At the start of the new financial year in April, the next phase of one of the biggest seismic shifts in UK accountancy in several decades is set to come into effect as Making Tax Digital for Value Added Tax comes into effect, with major ramifications for accountancy recruitment and the profession in general.
The Making Tax Digital initiative, initially launched in 2017 as a holistic transformation of the tax system and an end to the tax return, is set to be in effect for all VAT-registered businesses, regardless of how much money they turn over.
It is a wholesale digitalisation of the tax system and a fundamental change in how taxes are calculated and submitted, with summaries being provided every three months rather than a single tax return being submitted at the end of the year.

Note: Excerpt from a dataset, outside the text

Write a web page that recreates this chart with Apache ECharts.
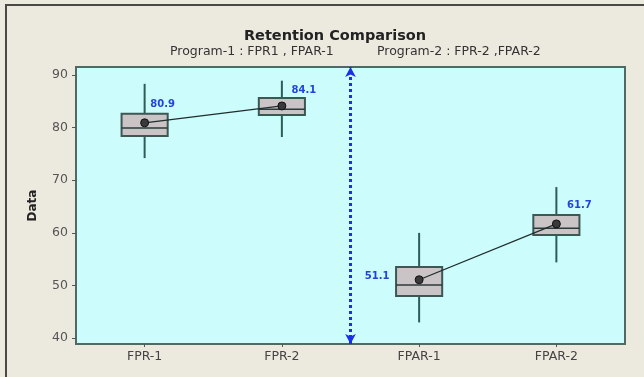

It is a substantial change, five years in the making, and here are some of the biggest reasons why MTD is so transformative.
No More Yearly Returns
The first, most prominent, and most major change for many businesses is the move to a far more regular regime of sending income and expenditure summaries, with summaries expected at least every three months.
The reason for this change is to ensure a more accurate evaluation of how much tax an individual needs to pay, and an end to the crunch period seen in the build-up to the 31st January where companies who file their taxes late work quickly to get them done before the deadline.
That being said, there are yearly statements that need to be submitted, both an end-of-period statement for each business income source, and a final declaration, which includes their entire income, any relevant additional information and works in a similar way to the crystallisation process currently used.
Separate Statements For Separate Income Types
One of the more confusing aspects for some small businesses, particularly those that also had a property interest is that filing a self-assessment was a relatively cumbersome process.
With MTD, one of the advantages is that people can simply submit any relevant end of period statements for their sources of income, such as self-employment, property rent and investments.
A Switch To Approved Software
The key change for MTD is a move away from paper records or spreadsheets towards fully MTD-compatible accounting software which allows them to securely keep digital records.
Whilst switching to a full accounting package is recommended and most accountants will be using such a package, some alternatives allow for a more gradual transition of records.
One of these is the use of bridging software, which links the data stored in spreadsheets to HMRC’s portal and allows for compliant VAT returns to be submitted.
This is not entirely recommended, however, as digital record keeping and maintaining digital links between sets of data will not be achieved by bridging software alone, and in some cases, an accountant may need to set up further calculations to readjust the date to fit the format required by the software package.